WHAT IS BEING ASKED:
Up to and including the line with "0.812, 0.862, 0.918]", write out the listing from its first line, minus the pictures.

-- BEGIN INPUT --

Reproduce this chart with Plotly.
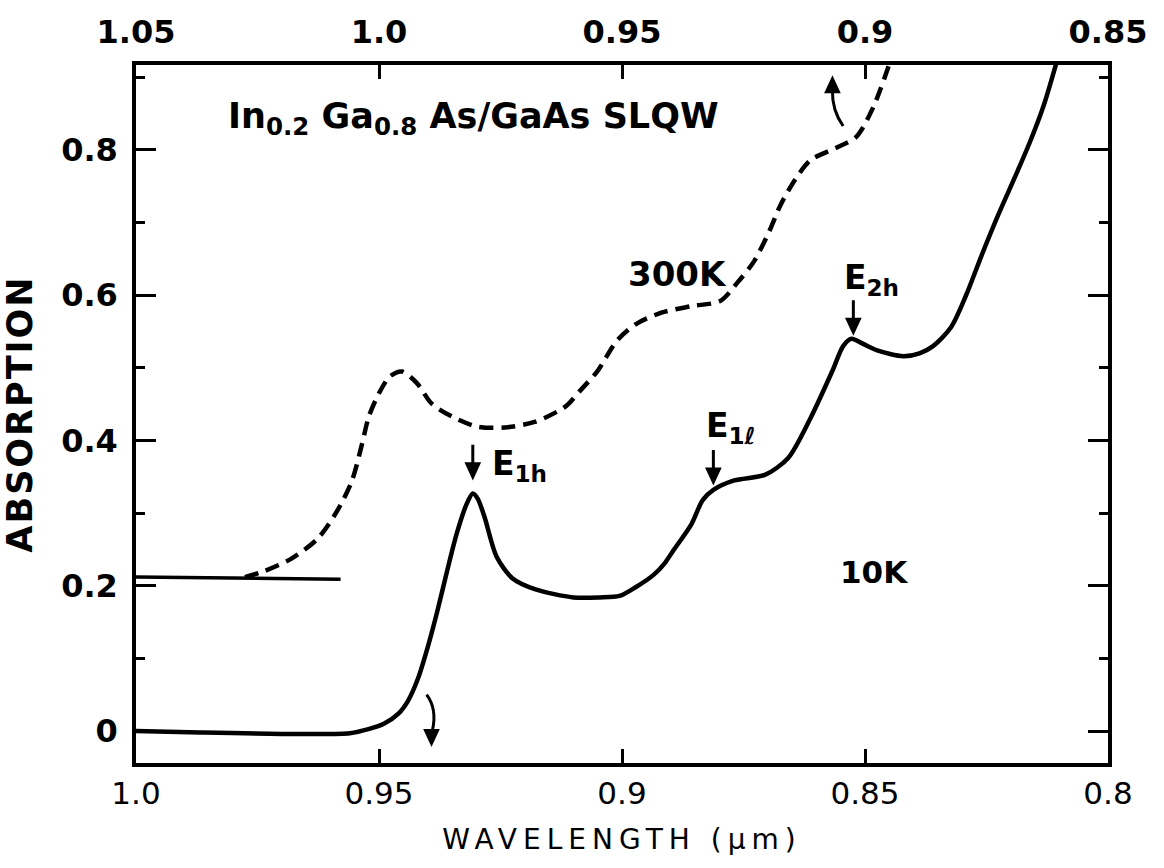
import plotly.graph_objects as go

# ---- 10 K spectrum (bottom wavelength axis, um) ----
wl_10k = [1.000, 0.9868, 0.9663, 0.9560, 0.9520, 0.9490, 0.9460, 0.9440, 0.9420, 0.9400,
          0.9380, 0.9360, 0.9340, 0.9320, 0.9307, 0.9297, 0.9283, 0.9258, 0.9225, 0.9178,
          0.9100, 0.9046, 0.9005, 0.8972, 0.8935, 0.8911, 0.8896, 0.8857, 0.8834, 0.8812,
          0.8769, 0.8705, 0.8658, 0.8612, 0.8567, 0.8545, 0.8528, 0.8504, 0.8475, 0.8421,
          0.8388, 0.8360, 0.8323, 0.8292, 0.8260, 0.8225, 0.8190, 0.8160, 0.8132, 0.8107]
abs_10k = [0.000, -0.002, -0.004, -0.003, 0.003, 0.010, 0.024, 0.042, 0.072, 0.115,
           0.165, 0.220, 0.272, 0.312, 0.327, 0.320, 0.295, 0.240, 0.210, 0.195,
           0.184, 0.184, 0.186, 0.198, 0.215, 0.232, 0.247, 0.285, 0.318, 0.332,
           0.345, 0.353, 0.376, 0.431, 0.496, 0.530, 0.540, 0.533, 0.524, 0.516,
           0.520, 0.530, 0.556, 0.600, 0.655, 0.712, 0.765, 0.812, 0.862, 0.918]

# ---- 300 K spectrum (top wavelength axis, um) ----
wl_300k = [1.0276, 1.0237, 1.0181, 1.0126, 1.0087, 1.0056, 1.0035, 1.0021, 1.0000, 0.9978,
           0.9953, 0.9922, 0.9892, 0.9850, 0.9797, 0.9741, 0.9678, 0.9616, 0.9587, 0.9550,
           0.9511, 0.9472, 0.9419, 0.9357, 0.9298, 0.9263, 0.9228, 0.9197, 0.9174, 0.9143,
           0.9112, 0.9059, 0.9018, 0.8983, 0.8950]
abs_300k = [0.212, 0.220, 0.237, 0.265, 0.302, 0.344, 0.395, 0.433, 0.465, 0.488,
            0.495, 0.479, 0.451, 0.433, 0.419, 0.418, 0.426, 0.447, 0.468, 0.496,
            0.537, 0.560, 0.576, 0.585, 0.592, 0.617, 0.647, 0.688, 0.724, 0.760,
            0.786, 0.803, 0.818, 0.859, 0.918]

# solid baseline segment of the 300 K trace
wl_300k_base = [1.0500, 1.0079]
abs_300k_base = [0.212, 0.209]

# ---- axis ticks ----
bottom_ticks = [1.0, 0.95, 0.9, 0.85, 0.8]
bottom_text = ["1.0", "0.95", "0.9", "0.85", "0.8"]
top_ticks = [1.05, 1.0, 0.95, 0.9, 0.85]
top_text = ["1.05", "1.0", "0.95", "0.9", "0.85"]
y_ticks = [0, 0.2, 0.4, 0.6, 0.8]
y_text = ["0", "0.2", "0.4", "0.6", "0.8"]

FONT = "DejaVu Sans"
BLACK = "#000000"

fig = go.Figure()
fig.add_trace(go.Scatter(x=wl_10k, y=abs_10k, mode="lines", xaxis="x", yaxis="y",
                         line=dict(color=BLACK, width=4.5, shape="spline", smoothing=0.8),
                         showlegend=False, hoverinfo="skip"))
fig.add_trace(go.Scatter(x=wl_300k, y=abs_300k, mode="lines", xaxis="x2", yaxis="y",
                         line=dict(color=BLACK, width=4.5, dash="14px,8px", shape="spline", smoothing=0.8),
                         showlegend=False, hoverinfo="skip"))
fig.add_trace(go.Scatter(x=wl_300k_base, y=abs_300k_base, mode="lines", xaxis="x2", yaxis="y",
                         line=dict(color=BLACK, width=3.5),
                         showlegend=False, hoverinfo="skip"))

ax_common = dict(showgrid=False, zeroline=False, showline=True, linecolor=BLACK, linewidth=3.5,
                 ticks="inside", tickcolor=BLACK, tickwidth=2.5)

fig.update_layout(
    width=1164, height=868,
    margin=dict(l=136, r=56, t=65, b=105),
    paper_bgcolor="white", plot_bgcolor="white",
    showlegend=False,
    xaxis=dict(range=[1.0, 0.8], tickvals=bottom_ticks, ticktext=bottom_text, ticklen=14,
               tickfont=dict(family=FONT, size=31, color=BLACK), ticklabelstandoff=0,
               title=dict(text="WAVELENGTH (μm)", font=dict(family=FONT, size=28, color=BLACK), standoff=20),
               automargin=False, **ax_common),
    xaxis2=dict(range=[1.05, 0.85], overlaying="x", side="top", anchor="y",
                tickvals=top_ticks, ticktext=top_text, ticklen=14,
                tickfont=dict(family=FONT, size=32, color=BLACK, weight="bold"), ticklabelstandoff=5,
                automargin=False, **ax_common),
    yaxis=dict(range=[-0.044, 0.917], tickvals=y_ticks, ticktext=y_text, ticklen=20,
               mirror="ticks",
               minor=dict(dtick=0.1, tick0=0, ticklen=9, tickwidth=2.5, ticks="inside", tickcolor=BLACK),
               tickfont=dict(family=FONT, size=32, color=BLACK, weight="bold"), ticklabelstandoff=8,
               title=dict(text="ABSORPTION", font=dict(family=FONT, size=35, color=BLACK, weight="bold"), standoff=22),
               automargin=False, **ax_common),
)

txt = dict(family=FONT, color=BLACK, weight="bold")
annotations = [
    dict(text="In<sub>0.2</sub> Ga<sub>0.8</sub> As/GaAs SLQW", xref="x2", yref="y", x=1.0315, y=0.843,
         xanchor="left", yanchor="middle", showarrow=False, font=dict(size=35, **txt)),
    dict(text="300K", xref="x2", yref="y", x=0.9386, y=0.629, xanchor="center", yanchor="middle",
         showarrow=False, font=dict(size=34, **txt)),
    dict(text="10K", xref="x", yref="y", x=0.8481, y=0.219, xanchor="center", yanchor="middle",
         showarrow=False, font=dict(size=31, **txt)),
    dict(text="E<sub>2h</sub>", xref="x", yref="y", x=0.8487, y=0.622, xanchor="center", yanchor="middle",
         showarrow=False, font=dict(size=33, **txt)),
    dict(text="E<sub>1ℓ</sub>", xref="x", yref="y", x=0.8775, y=0.418, xanchor="center", yanchor="middle",
         showarrow=False, font=dict(size=33, **txt)),
    dict(text="E<sub>1h</sub>", xref="x", yref="y", x=0.9272, y=0.365, xanchor="left", yanchor="middle",
         showarrow=False, font=dict(size=33, **txt)),
]
fig.update_layout(annotations=annotations)

# arrows drawn as shapes: a stem + filled head, sized in pixels around an anchor point
down_arrow = "M 0,32 L 0,10 M -6,13 L 6,13 L 0,0 Z"
head_down = "M 0,0 L -6,13 L 6,13 Z"
head_up = "M 0,0 L -6,-13 L 6,-13 Z"


def pix_shape(xref, x, y, path):
    return dict(type="path", xref=xref, yref="y", xsizemode="pixel", ysizemode="pixel",
                xanchor=x, yanchor=y, path=path, fillcolor=BLACK,
                line=dict(color=BLACK, width=3))


shapes = [
    pix_shape("x", 0.8524, 0.549, down_arrow),   # E2h
    pix_shape("x", 0.8812, 0.343, down_arrow),   # E1l
    pix_shape("x", 0.9307, 0.350, down_arrow),   # E1h
    # curved arrow: 300K curve belongs to the top axis
    dict(type="path", xref="x2", yref="y", path="M 0.9045,0.833 Q 0.9068,0.855 0.9067,0.882",
         line=dict(color=BLACK, width=3)),
    pix_shape("x2", 0.9067, 0.898, head_up),
    # curved arrow: 10K curve belongs to the bottom axis
    dict(type="path", xref="x", yref="y", path="M 0.9402,0.050 Q 0.9380,0.030 0.9390,0.001",
         line=dict(color=BLACK, width=3)),
    pix_shape("x", 0.9392, -0.017, head_down),
]
fig.update_layout(shapes=shapes)

post = ("var gd=document.getElementById('{plot_id}');"
        "gd.querySelectorAll('.xtitle').forEach(function(e){e.style.letterSpacing='6px';});"
        "gd.querySelectorAll('.ytitle').forEach(function(e){e.style.letterSpacing='2px';});")

fig.write_html("out.html", post_script=post)
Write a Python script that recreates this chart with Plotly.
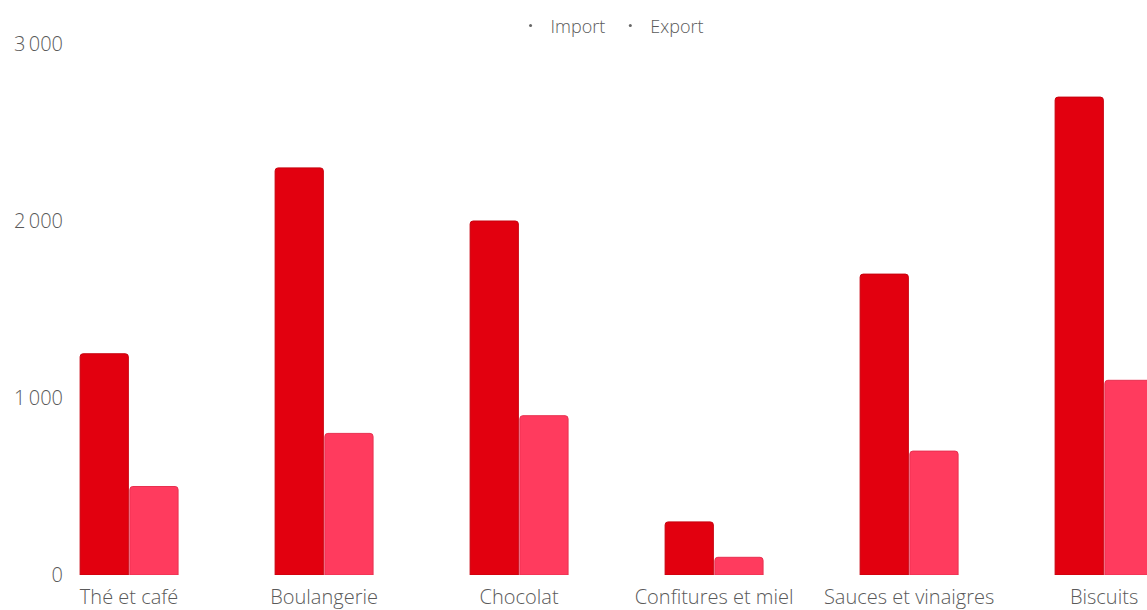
import plotly.graph_objects as go

categories = ["Thé et café", "Boulangerie", "Chocolat", "Confitures et miel", "Sauces et vinaigres", "Biscuits"]
import_vals = [1250, 2300, 2000, 300, 1700, 2700]
export_vals = [500, 800, 900, 100, 700, 1100]
y_tickvals = [0, 1000, 2000, 3000]
y_ticktext = ["0", "1\u2009000", "2\u2009000", "3\u2009000"]

IMPORT_COLOR = "#E2000F"
EXPORT_COLOR = "#FF3B5E"
TEXT_COLOR = "#5a5a5a"
FONT = "Open Sans, sans-serif"

x_idx = list(range(len(categories)))

fig = go.Figure()
fig.add_trace(go.Bar(x=x_idx, y=import_vals, name="Import", showlegend=False,
                     marker=dict(color=IMPORT_COLOR, cornerradius=3,
                                 line=dict(color="#C8000D", width=1))))
fig.add_trace(go.Bar(x=x_idx, y=export_vals, name="Export", showlegend=False,
                     marker=dict(color=EXPORT_COLOR, cornerradius=3,
                                 line=dict(color="#E8304F", width=1))))
# legend entries rendered as small grey dots, as in the reference
for nm in ["Import", "Export"]:
    fig.add_trace(go.Scatter(x=[None], y=[None], mode="markers", name=nm,
                             marker=dict(size=3, color="#666666")))

fig.update_layout(
    width=1147, height=610,
    margin=dict(l=70, r=0, t=44, b=35, autoexpand=False),
    paper_bgcolor="white", plot_bgcolor="white",
    font=dict(family=FONT, color=TEXT_COLOR, size=20, weight=300),
    barmode="group", bargap=0.49, bargroupgap=0.03,
    showlegend=True,
    legend=dict(orientation="h", x=0.501, xanchor="center", y=0.988, yanchor="top",
                yref="container", font=dict(size=18, color=TEXT_COLOR, weight=300),
                itemwidth=30, tracegroupgap=0),
    xaxis=dict(range=[-0.303, 5.22], tickvals=x_idx, ticktext=categories,
               showgrid=False, zeroline=False, showline=False, ticks="",
               ticklabelstandoff=8,
               tickfont=dict(size=20, color=TEXT_COLOR, weight=300)),
    yaxis=dict(range=[0, 3000], tickvals=y_tickvals, ticktext=y_ticktext,
               showgrid=False, zeroline=False, showline=False, ticks="",
               ticklabelstandoff=6,
               tickfont=dict(size=20, color=TEXT_COLOR, weight=300)),
)

fig.write_html("out.html")
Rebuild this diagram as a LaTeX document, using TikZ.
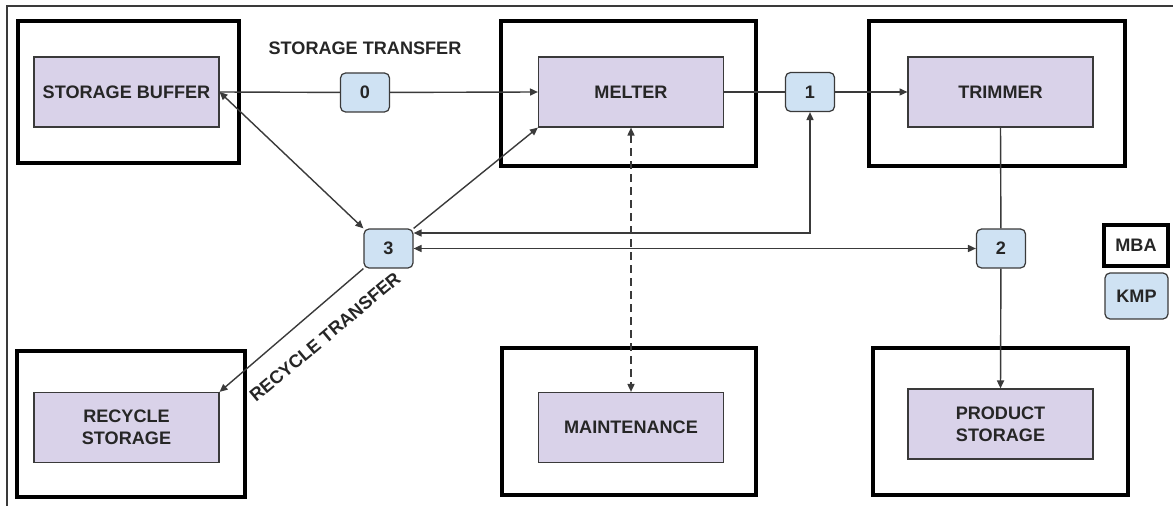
\documentclass[tikz,border=0pt]{standalone}
\usepackage{fontspec}
\setmainfont{Liberation Sans}
\usetikzlibrary{arrows.meta}

\definecolor{areafill}{HTML}{D9D2E9}
\definecolor{kmpfill}{HTML}{CFE2F3}
\definecolor{edgegray}{HTML}{3A3A3A}
\definecolor{labelgray}{HTML}{262626}

\begin{document}
\begin{tikzpicture}[x=0.02cm, y=-0.02cm,
  font=\fontsize{10.3}{12.5}\selectfont\bfseries, text=labelgray,
  >={Triangle[length=4.5pt,width=4pt]},
  mba/.style 2 args={draw=black, line width=2.3pt, minimum width=#1cm, minimum height=#2cm, inner sep=0pt},
  area/.style={draw=edgegray, line width=0.7pt, fill=areafill, minimum width=3.7cm, minimum height=1.4cm, align=center, inner sep=0pt},
  kmp/.style={draw=edgegray, line width=0.7pt, fill=kmpfill, rounded corners=0.1cm, minimum width=0.98cm, minimum height=0.78cm, inner sep=0pt},
  pipe/.style={draw=edgegray, line width=0.8pt}]
  \useasboundingbox (0,0) rectangle (1173,506);

  % page frame
  \draw[edgegray, line width=0.7pt] (7,506) -- (7,6) -- (1173,6);

  % material balance areas
  \node[mba={4.42}{2.84}] (mbaBuffer) at (128.5,92) {};
  \node[mba={5.1}{2.9}] (mbaMelter) at (628.5,93.5) {};
  \node[mba={5.12}{2.9}] (mbaTrimmer) at (997,93.5) {};
  \node[mba={4.56}{2.92}] (mbaRecycle) at (131,424) {};
  \node[mba={5.08}{2.94}] (mbaMaint) at (629,421.5) {};
  \node[mba={5.1}{2.94}] (mbaProduct) at (1000.5,421.5) {};

  % process areas
  \node[area] (buffer) at (126.5,92) {STORAGE BUFFER};
  \node[area] (melter) at (631,92) {MELTER};
  \node[area] (trimmer) at (1000.5,92) {TRIMMER};
  \node[area] (recycle) at (126.5,427.5) {RECYCLE\\STORAGE};
  \node[area] (maint) at (631,427.5) {MAINTENANCE};
  \node[area] (product) at (1000.5,424) {PRODUCT\\STORAGE};

  % key measurement points
  \node[kmp] (k0) at (365,92.5) {0};
  \node[kmp] (k1) at (810,92) {1};
  \node[kmp] (k2) at (1001,248.5) {2};
  \node[kmp] (k3) at (388.5,248.5) {3};

  % legend
  \node[mba={1.28}{0.82}] (legMBA) at (1136,245.5) {MBA};
  \node[kmp, minimum width=1.26cm, minimum height=0.92cm] (legKMP) at (1136.5,296) {KMP};

  % transfer labels
  \node (storeLbl) at (365,48) {STORAGE TRANSFER};
  \node[rotate=40] (recycleLbl) at (325,337) {RECYCLE TRANSFER};

  % flows
  \draw[pipe] (buffer.east) -- (k0);
  \draw[pipe,->] (k0) -- (melter.west);
  \draw[pipe] (melter.east) -- (k1);
  \draw[pipe,->] (k1) -- (trimmer.west);
  \draw[pipe] (trimmer.south) -- (k2);
  \draw[pipe,->] (k2) -- (product.north);
  \draw[pipe,<->] (buffer.east) -- (k3.north west);
  \draw[pipe,->] (k3.north east) -- (melter.south west);
  \draw[pipe,->] (k3.south west) -- (recycle.north east);
  \draw[pipe,<->] ([yshift=0.31cm]k3.east) -| (k1.south);
  \draw[pipe,<->] (k3.east) -- (k2.west);
  \draw[pipe,<->,dash pattern=on 0.16cm off 0.1cm] (melter.south) -- (maint.north);
\end{tikzpicture}
\end{document}
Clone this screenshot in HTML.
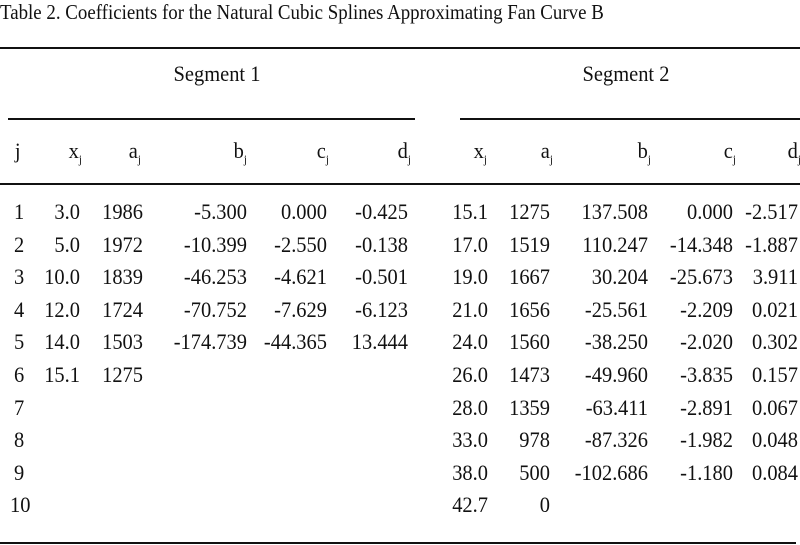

-- END INPUT --

WORKED SOLUTION:
Reproduce this chart with Plotly.
import plotly.graph_objects as go

# ---- 10 K spectrum (bottom wavelength axis, um) ----
wl_10k = [1.000, 0.9868, 0.9663, 0.9560, 0.9520, 0.9490, 0.9460, 0.9440, 0.9420, 0.9400,
          0.9380, 0.9360, 0.9340, 0.9320, 0.9307, 0.9297, 0.9283, 0.9258, 0.9225, 0.9178,
          0.9100, 0.9046, 0.9005, 0.8972, 0.8935, 0.8911, 0.8896, 0.8857, 0.8834, 0.8812,
          0.8769, 0.8705, 0.8658, 0.8612, 0.8567, 0.8545, 0.8528, 0.8504, 0.8475, 0.8421,
          0.8388, 0.8360, 0.8323, 0.8292, 0.8260, 0.8225, 0.8190, 0.8160, 0.8132, 0.8107]
abs_10k = [0.000, -0.002, -0.004, -0.003, 0.003, 0.010, 0.024, 0.042, 0.072, 0.115,
           0.165, 0.220, 0.272, 0.312, 0.327, 0.320, 0.295, 0.240, 0.210, 0.195,
           0.184, 0.184, 0.186, 0.198, 0.215, 0.232, 0.247, 0.285, 0.318, 0.332,
           0.345, 0.353, 0.376, 0.431, 0.496, 0.530, 0.540, 0.533, 0.524, 0.516,
           0.520, 0.530, 0.556, 0.600, 0.655, 0.712, 0.765, 0.812, 0.862, 0.918]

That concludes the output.